Of late, though, some of these anxieties have eased. I am more receptive to new opportunities than I’ve been since I started college in 1997. My life is joyous. It takes some getting used to. It’s discomfiting for an introvert to not find his inner workings familiar. With this comes a tremendous urge to share this energy, to be kinder to my friends, to share my happiness, to pay it forward, as they say. So I’ve been saying “yes” to every opportunity that’s offered–routine social engagements like dinner parties, or movies, or drinks with friends that I often felt too drained to participate in over the last couple years. All that activity feels like it’s a correction of balance, a restoration of equilibrium long out of whack. Like the mermaid sings, “I want to be where the people are.” It seems I’ve figured out how to short-circuit the habit of second-guessing myself that usually keeps me confined to a teensier box.
It is exhilarating, of course, but it also feels a little more unrestrained than I am typically comfortable with. I’m not really worried about myself–I’m due a few lumps, and to maintain balance this joy has to be leavened with some new pain. But because I have become somewhat unpredictable to myself, I worry that I might be more capable of doing or saying things that could harm other people. It’s foolproof to be the wallflower, always observing, never engaging; it’s risky to reach out and touch people without knowing how fragile they are or how a twitch of my finger might inflict unintentional harm.
I realize I’m describing the way humans interact as if it’s a new and unique condition: late-onset humanity, maybe. I’ll get used to it. For several weeks I suspected that this is all just the first blush of a new job, a new opportunity, and that I’d settle back into a routine, maybe a little perkier for my trouble but not significantly changed.
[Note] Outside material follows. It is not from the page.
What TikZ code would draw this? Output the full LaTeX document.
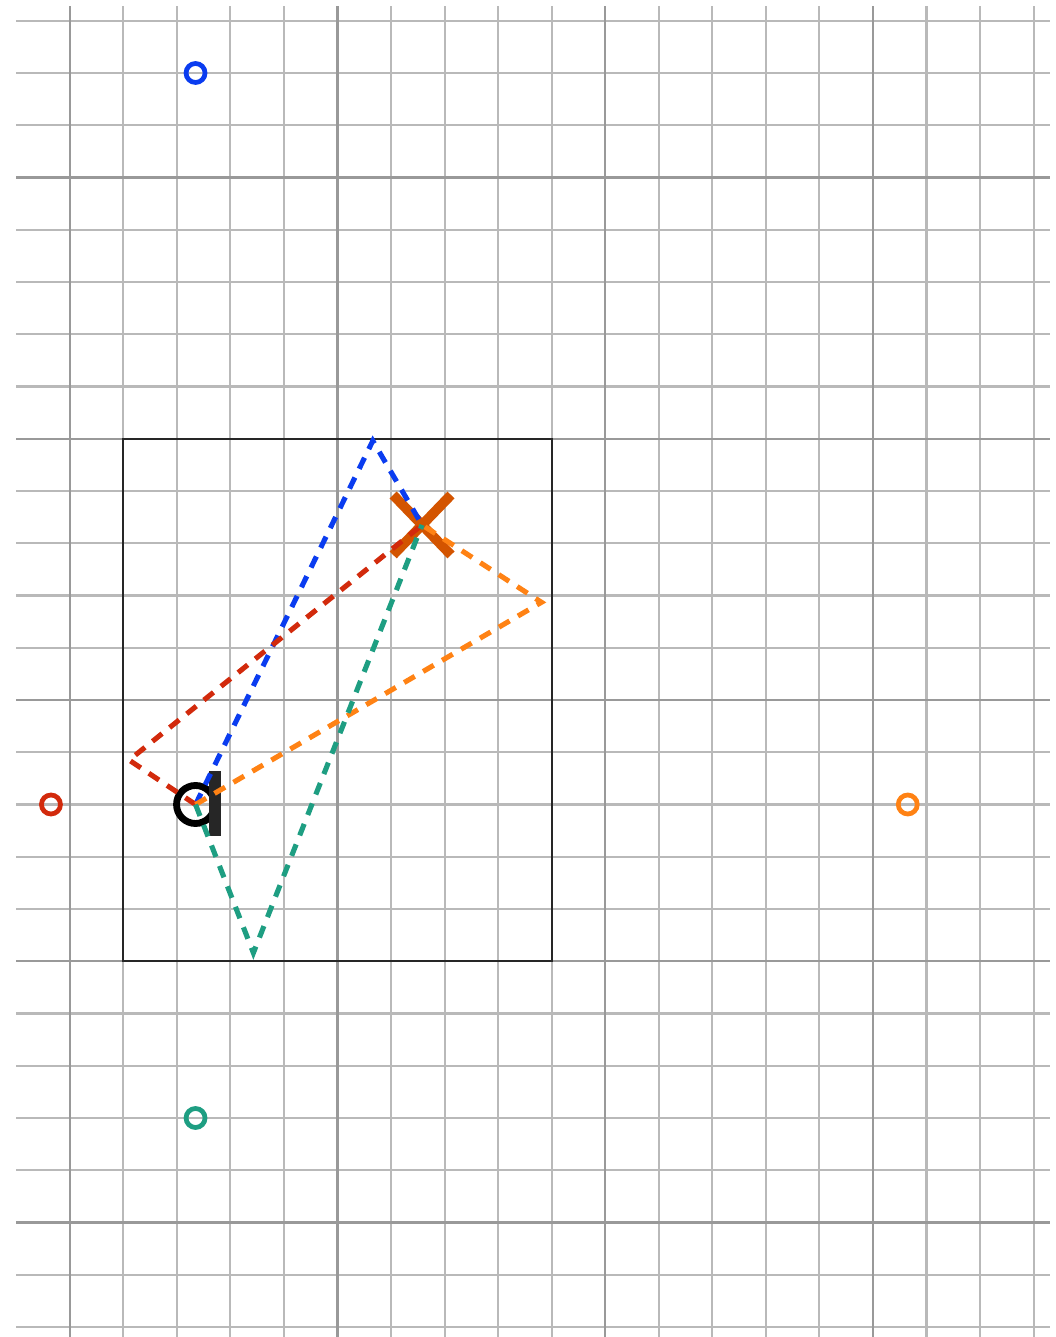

But I’m beginning to think of it all as a pipe that got unclogged and now flows with a fiercely won, indomitable energy, not a box whose clasp got broken and could be re-sealed.
I don’t know whether this is all a long-building wave of good intention that finally crested or just a random point in a random cycle. The thing about mystery is once you try to name it, it’s a little less magic. In my new boss’s office is a sign that says “Be Kinder Than Necessary.” If this is a wave, I’m trying to do my part to help the next person catch it. All I know is, it’s nice to see you again, world. I’ll try to keep my head above water.